Glenn Fine's career-long crusade against corruption might have its roots in his college days. As a point guard for the Harvard basketball team, Fine had his personal best game on Dec. 16, 1978, the same day he interviewed for–and received–a Rhodes scholarship. He put up 19 points against Boston College, including eight steals, and the team nearly eeked out a win against the favored Boston players. A remarkable day.
What Fine would later discover was that mobsters had bribed Boston College players to play worse to keep the game tight and not cover the point spread. Henry Hill and Jimmy Burke–later portrayed by Ray Liotta and Robert De Niro in the movie Goodfellas were part of the point-shaving scheme.
Fine would later be drafted in the 10th round of the NBA draft by the San Antonio Spurs, but it was the anti-corruption law that stuck, not basketball.
Fine took a job out of law school as a prosecutor in Washington, D.C., and joined the Office of the Inspector General at the Department of Justice in 1995. He would go on to serve as Inspector General at the DOJ from 2000 to 2011, then at the Department of Defense from 2015 until 2020. He was one of the five inspectors general fired by then-President Donald Trump in what the Washington Post referred to as the "slow-motion Friday night massacre of inspectors general."
But what do inspectors general do? It's a question Fine wants to answer with his book, Watchdogs: Inspectors General and the Battle for Honest and Accountable Government. In this episode of the Modern Law Library, Fine and the ABA Journal's Lee Rawles discuss the function, history and importance of the position, along with ways Fine believes government oversight can be improved.
As of the book's publication in 2024, there are 74 inspector general offices at the federal level, with more than 14,000 employees. As the IG for the Department of Defense, Fine oversaw the largest office, with some 1,700 employees. Inspectors general conduct independent, non-partisan oversight investigations into waste, fraud, misconduct and best practices, and deliver their reports and recommendations to Congress and the agencies involved. The IGs cannot enforce the adoption of recommendations, but their work acts as the "sunshine" for disinfection, Fine says.

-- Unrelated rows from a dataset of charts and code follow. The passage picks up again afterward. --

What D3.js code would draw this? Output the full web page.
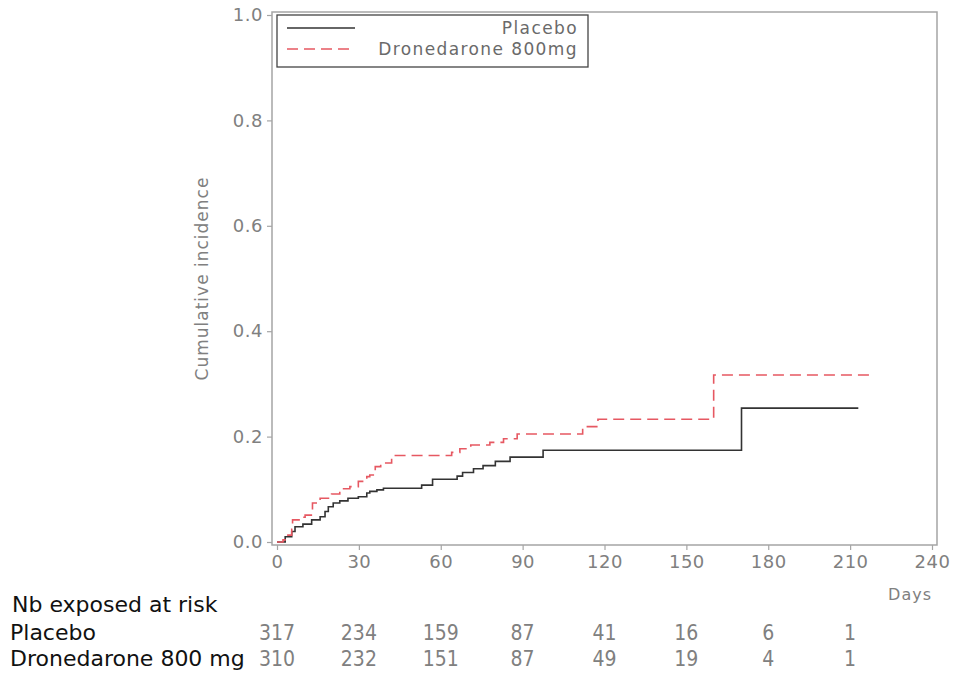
<!DOCTYPE html>
<html>
<head>
<meta charset="utf-8">
<script src="https://cdn.jsdelivr.net/npm/d3@7"></script>
<style>
  body { margin: 0; background: #fff; }
  svg { display: block; }
  text { font-family: "DejaVu Sans", sans-serif; }
</style>
</head>
<body>
<div id="chart"></div>
<script>
// step curves: day of each step and cumulative incidence after it
const placeboDays = [0, 3, 5.4, 6.6, 9.5, 12.7, 15.8, 17.6, 18.8, 20.6, 23, 26, 29.8, 32.9, 34, 36.6, 39, 53, 57, 66, 68, 72, 75.5, 80, 85.4, 97.5, 170.2, 213];
const placeboInc  = [0, 0.01, 0.02, 0.029, 0.034, 0.042, 0.048, 0.058, 0.067, 0.074, 0.078, 0.083, 0.086, 0.093, 0.096, 0.099, 0.102, 0.108, 0.119, 0.125, 0.132, 0.139, 0.145, 0.153, 0.161, 0.174, 0.254, 0.254];

const droneDays = [0, 2.2, 4, 5.4, 5.7, 8.4, 10.3, 13, 15.8, 20, 23, 26.7, 29.8, 32.9, 34, 36, 38, 42, 64, 67, 71, 78, 83, 88, 112, 117.6, 160, 218];
const droneInc  = [0, 0.004, 0.013, 0.024, 0.042, 0.047, 0.051, 0.074, 0.083, 0.091, 0.101, 0.105, 0.115, 0.124, 0.127, 0.143, 0.150, 0.164, 0.170, 0.177, 0.184, 0.189, 0.196, 0.205, 0.219, 0.233, 0.317, 0.317];

const seriesNames = ["Placebo", "Dronedarone 800mg"];
const riskLabels = ["Placebo", "Dronedarone 800 mg"];
const riskDays = [0, 30, 60, 90, 120, 150, 180, 210];
const riskPlacebo = [317, 234, 159, 87, 41, 16, 6, 1];
const riskDrone = [310, 232, 151, 87, 49, 19, 4, 1];
const xTicks = [0, 30, 60, 90, 120, 150, 180, 210, 240];
const yTicks = [0, 0.2, 0.4, 0.6, 0.8, 1.0];

const W = 953, H = 673;
const frame = {left: 272, right: 937, top: 12, bottom: 545};
const axisGrey = '#a5a5a5';
const textGrey = '#808080';
const red = '#e65862';

const svg = d3.select('#chart').append('svg')
    .attr('width', W)
    .attr('height', H);

const x = d3.scaleLinear().domain([0, 240]).range([277, 932]);
const y = d3.scaleLinear().domain([0, 1]).range([542, 15]);

// frame
svg.append('rect')
    .attr('x', frame.left).attr('y', frame.top)
    .attr('width', frame.right - frame.left)
    .attr('height', frame.bottom - frame.top)
    .attr('fill', 'none')
    .attr('stroke', axisGrey)
    .attr('stroke-width', 1.5);

// axes
const xAxis = svg.append('g')
    .attr('transform', 'translate(0,' + frame.bottom + ')')
    .call(d3.axisBottom(x).tickValues(xTicks).tickSize(5).tickPadding(5).tickFormat(d3.format('d')));
const yAxis = svg.append('g')
    .attr('transform', 'translate(' + frame.left + ',0)')
    .call(d3.axisLeft(y).tickValues(yTicks).tickSize(5).tickPadding(4).tickFormat(d3.format('.1f')));

[xAxis, yAxis].forEach(g => {
    g.select('.domain').remove();
    g.selectAll('line').attr('stroke', axisGrey).attr('stroke-width', 1.2);
    g.selectAll('text').attr('fill', textGrey).style('font-size', '18px')
        .style('font-family', '"DejaVu Sans", sans-serif')
        .style('letter-spacing', '0.5px');
});

svg.append('text')
    .attr('transform', 'translate(208,' + ((15 + 542) / 2) + ') rotate(-90)')
    .attr('text-anchor', 'middle')
    .attr('fill', textGrey)
    .style('font-size', '17px')
    .style('letter-spacing', '1px')
    .text('Cumulative incidence');

svg.append('text')
    .attr('x', 932).attr('y', 600)
    .attr('text-anchor', 'end')
    .attr('fill', textGrey)
    .style('font-size', '16px')
    .style('letter-spacing', '1px')
    .text('Days');

// curves
const line = d3.line()
    .x(d => x(d[0]))
    .y(d => y(d[1]))
    .curve(d3.curveStepAfter);

svg.append('path')
    .datum(placeboDays.map((d, i) => [d, placeboInc[i]]))
    .attr('d', line)
    .attr('fill', 'none')
    .attr('stroke', '#333')
    .attr('stroke-width', 1.6);

svg.append('path')
    .datum(droneDays.map((d, i) => [d, droneInc[i]]))
    .attr('d', line)
    .attr('fill', 'none')
    .attr('stroke', red)
    .attr('stroke-width', 1.6)
    .attr('stroke-dasharray', '11,6');

// legend
const legend = svg.append('g');
legend.append('rect')
    .attr('x', 277).attr('y', 15)
    .attr('width', 311).attr('height', 52)
    .attr('fill', '#fff')
    .attr('stroke', '#444')
    .attr('stroke-width', 1.3);

const legendStyles = [{stroke: '#333', dash: null}, {stroke: red, dash: '11,6'}];
seriesNames.forEach((name, i) => {
    const ly = 28 + i * 21;
    legend.append('line')
        .attr('x1', 287).attr('x2', 355)
        .attr('y1', ly).attr('y2', ly)
        .attr('stroke', legendStyles[i].stroke)
        .attr('stroke-width', 1.6)
        .attr('stroke-dasharray', legendStyles[i].dash);
    legend.append('text')
        .attr('x', 578).attr('y', ly + 6)
        .attr('text-anchor', 'end')
        .attr('fill', '#6a6a6a')
        .style('font-size', '17px')
        .style('letter-spacing', '1.4px')
        .text(name);
});

// at-risk table
svg.append('text')
    .attr('x', 12).attr('y', 612)
    .attr('fill', '#111')
    .style('font-size', '22px')
    .text('Nb exposed at risk');

const riskRows = [riskPlacebo, riskDrone];
riskRows.forEach((row, r) => {
    const by = 640 + r * 26;
    svg.append('text')
        .attr('x', 10).attr('y', by)
        .attr('fill', '#111')
        .style('font-size', '22px')
        .text(riskLabels[r]);
    svg.append('g').selectAll('text')
        .data(row)
        .join('text')
        .attr('x', (d, i) => x(riskDays[i]))
        .attr('y', by)
        .attr('text-anchor', 'middle')
        .attr('fill', textGrey)
        .style('font-size', '21px')
        .style('font-family', '"DejaVu Sans Condensed", "DejaVu Sans", sans-serif')
        .text(d => d);
});
</script>
</body>
</html>
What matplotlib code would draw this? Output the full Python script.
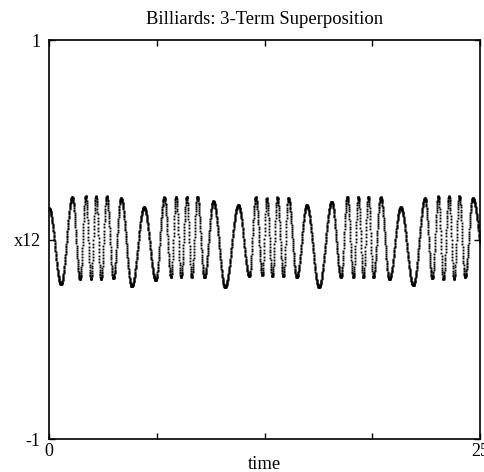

One major recommendation Fine makes in Watchdogs is that an inspector general be established for the U.S. Supreme Court and the federal judiciary, who could perhaps file their reports to the chief justice or the head of the Administrative Office of the U.S. Courts. Fine points to judicial ethics concerns and polls finding public trust in the Supreme Court at historic lows, and argues one way to increase public trust is through the transparency provided by an inspector general.
Also in this episode, Fine offers advice for anyone considering a career in public service. Rawles and Fine discuss stories of his own investigations, including evaluating the claims of a whistleblowing scientist at the FBI laboratory and looking into how the infamous double-agent spy Robert Hanssen was able to fool his FBI superiors and pass intel to Soviets and Russians.